**Dataset:**
_ _ _ _ _ _ _
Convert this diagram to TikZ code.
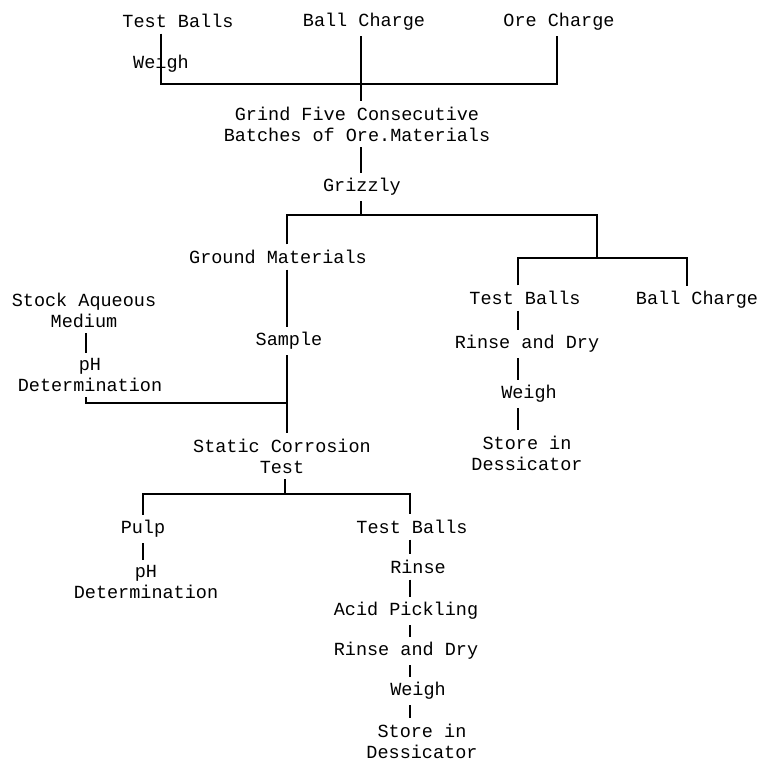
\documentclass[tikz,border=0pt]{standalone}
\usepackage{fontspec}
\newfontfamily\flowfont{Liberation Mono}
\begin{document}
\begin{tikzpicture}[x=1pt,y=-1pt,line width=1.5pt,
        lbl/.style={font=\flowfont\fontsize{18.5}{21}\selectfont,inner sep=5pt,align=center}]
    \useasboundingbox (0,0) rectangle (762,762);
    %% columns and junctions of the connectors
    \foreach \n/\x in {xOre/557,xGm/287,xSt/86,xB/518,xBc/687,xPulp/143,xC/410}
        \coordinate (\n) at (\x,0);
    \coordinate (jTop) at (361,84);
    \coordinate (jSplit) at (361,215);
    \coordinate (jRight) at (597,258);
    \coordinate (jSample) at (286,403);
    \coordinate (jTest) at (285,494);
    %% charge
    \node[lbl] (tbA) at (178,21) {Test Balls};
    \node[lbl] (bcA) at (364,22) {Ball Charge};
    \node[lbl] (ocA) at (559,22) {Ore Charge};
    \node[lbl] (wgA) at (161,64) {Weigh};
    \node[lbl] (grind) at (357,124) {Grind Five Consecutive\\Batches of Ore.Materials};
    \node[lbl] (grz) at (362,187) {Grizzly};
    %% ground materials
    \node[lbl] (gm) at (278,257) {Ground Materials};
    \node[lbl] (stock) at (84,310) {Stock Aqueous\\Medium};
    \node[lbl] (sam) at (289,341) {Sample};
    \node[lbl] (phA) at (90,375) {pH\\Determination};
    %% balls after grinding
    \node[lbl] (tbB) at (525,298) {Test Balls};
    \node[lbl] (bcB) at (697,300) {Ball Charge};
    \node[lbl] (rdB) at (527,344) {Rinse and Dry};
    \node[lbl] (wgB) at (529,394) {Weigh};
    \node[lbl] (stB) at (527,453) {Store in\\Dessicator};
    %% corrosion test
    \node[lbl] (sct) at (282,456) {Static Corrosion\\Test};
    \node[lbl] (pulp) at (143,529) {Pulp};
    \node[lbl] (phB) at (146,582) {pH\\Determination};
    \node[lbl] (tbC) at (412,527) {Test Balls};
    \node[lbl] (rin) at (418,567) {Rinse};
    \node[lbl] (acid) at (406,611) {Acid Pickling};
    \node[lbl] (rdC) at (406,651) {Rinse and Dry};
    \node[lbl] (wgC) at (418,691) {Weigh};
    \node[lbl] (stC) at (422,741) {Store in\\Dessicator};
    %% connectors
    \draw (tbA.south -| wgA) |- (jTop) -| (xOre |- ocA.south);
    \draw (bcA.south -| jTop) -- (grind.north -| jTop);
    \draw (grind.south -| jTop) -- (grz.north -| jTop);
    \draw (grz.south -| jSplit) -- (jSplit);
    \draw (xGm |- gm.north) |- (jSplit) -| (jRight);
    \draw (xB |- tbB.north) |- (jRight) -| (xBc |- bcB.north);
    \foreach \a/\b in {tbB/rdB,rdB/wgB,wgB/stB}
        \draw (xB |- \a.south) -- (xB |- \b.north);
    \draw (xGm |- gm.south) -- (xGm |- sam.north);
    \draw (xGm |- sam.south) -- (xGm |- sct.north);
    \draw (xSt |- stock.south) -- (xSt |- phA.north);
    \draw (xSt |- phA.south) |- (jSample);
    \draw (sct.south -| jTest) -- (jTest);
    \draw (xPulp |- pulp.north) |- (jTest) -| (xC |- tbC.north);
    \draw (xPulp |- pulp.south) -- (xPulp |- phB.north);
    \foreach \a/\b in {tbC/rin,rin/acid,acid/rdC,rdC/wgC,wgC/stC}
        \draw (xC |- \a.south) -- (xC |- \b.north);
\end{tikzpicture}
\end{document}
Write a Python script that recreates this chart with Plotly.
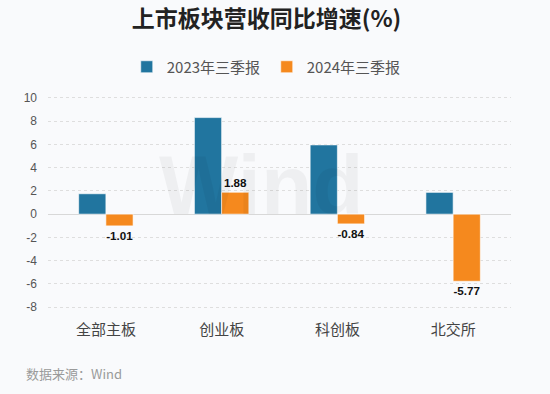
_ _ _ _ _ _ _
**Work to do:**
Go through the entries above and print each one exactly, minus the pictures.

**Exercise response:**
Convert this diagram to TikZ code.
\documentclass[tikz,border=0pt]{standalone}
\usepackage{fontspec}
\newfontfamily\flowfont{Liberation Mono}
\begin{document}
\begin{tikzpicture}[x=1pt,y=-1pt,line width=1.5pt,
        lbl/.style={font=\flowfont\fontsize{18.5}{21}\selectfont,inner sep=5pt,align=center}]
    \useasboundingbox (0,0) rectangle (762,762);
    %% columns and junctions of the connectors
    \foreach \n/\x in {xOre/557,xGm/287,xSt/86,xB/518,xBc/687,xPulp/143,xC/410}
        \coordinate (\n) at (\x,0);
    \coordinate (jTop) at (361,84);
    \coordinate (jSplit) at (361,215);
    \coordinate (jRight) at (597,258);
    \coordinate (jSample) at (286,403);
    \coordinate (jTest) at (285,494);
    %% charge
    \node[lbl] (tbA) at (178,21) {Test Balls};
    \node[lbl] (bcA) at (364,22) {Ball Charge};
    \node[lbl] (ocA) at (559,22) {Ore Charge};
    \node[lbl] (wgA) at (161,64) {Weigh};
    \node[lbl] (grind) at (357,124) {Grind Five Consecutive\\Batches of Ore.Materials};
    \node[lbl] (grz) at (362,187) {Grizzly};
    %% ground materials
    \node[lbl] (gm) at (278,257) {Ground Materials};
    \node[lbl] (stock) at (84,310) {Stock Aqueous\\Medium};
    \node[lbl] (sam) at (289,341) {Sample};
    \node[lbl] (phA) at (90,375) {pH\\Determination};
    %% balls after grinding
    \node[lbl] (tbB) at (525,298) {Test Balls};
    \node[lbl] (bcB) at (697,300) {Ball Charge};
    \node[lbl] (rdB) at (527,344) {Rinse and Dry};
    \node[lbl] (wgB) at (529,394) {Weigh};
    \node[lbl] (stB) at (527,453) {Store in\\Dessicator};
    %% corrosion test
    \node[lbl] (sct) at (282,456) {Static Corrosion\\Test};
    \node[lbl] (pulp) at (143,529) {Pulp};
    \node[lbl] (phB) at (146,582) {pH\\Determination};
    \node[lbl] (tbC) at (412,527) {Test Balls};
    \node[lbl] (rin) at (418,567) {Rinse};
    \node[lbl] (acid) at (406,611) {Acid Pickling};
    \node[lbl] (rdC) at (406,651) {Rinse and Dry};
    \node[lbl] (wgC) at (418,691) {Weigh};
    \node[lbl] (stC) at (422,741) {Store in\\Dessicator};
    %% connectors
    \draw (tbA.south -| wgA) |- (jTop) -| (xOre |- ocA.south);
    \draw (bcA.south -| jTop) -- (grind.north -| jTop);
    \draw (grind.south -| jTop) -- (grz.north -| jTop);
    \draw (grz.south -| jSplit) -- (jSplit);
    \draw (xGm |- gm.north) |- (jSplit) -| (jRight);
    \draw (xB |- tbB.north) |- (jRight) -| (xBc |- bcB.north);
    \foreach \a/\b in {tbB/rdB,rdB/wgB,wgB/stB}
        \draw (xB |- \a.south) -- (xB |- \b.north);
    \draw (xGm |- gm.south) -- (xGm |- sam.north);
    \draw (xGm |- sam.south) -- (xGm |- sct.north);
    \draw (xSt |- stock.south) -- (xSt |- phA.north);
    \draw (xSt |- phA.south) |- (jSample);
    \draw (sct.south -| jTest) -- (jTest);
    \draw (xPulp |- pulp.north) |- (jTest) -| (xC |- tbC.north);
    \draw (xPulp |- pulp.south) -- (xPulp |- phB.north);
    \foreach \a/\b in {tbC/rin,rin/acid,acid/rdC,rdC/wgC,wgC/stC}
        \draw (xC |- \a.south) -- (xC |- \b.north);
\end{tikzpicture}
\end{document}
Write a Python script that recreates this chart with Plotly.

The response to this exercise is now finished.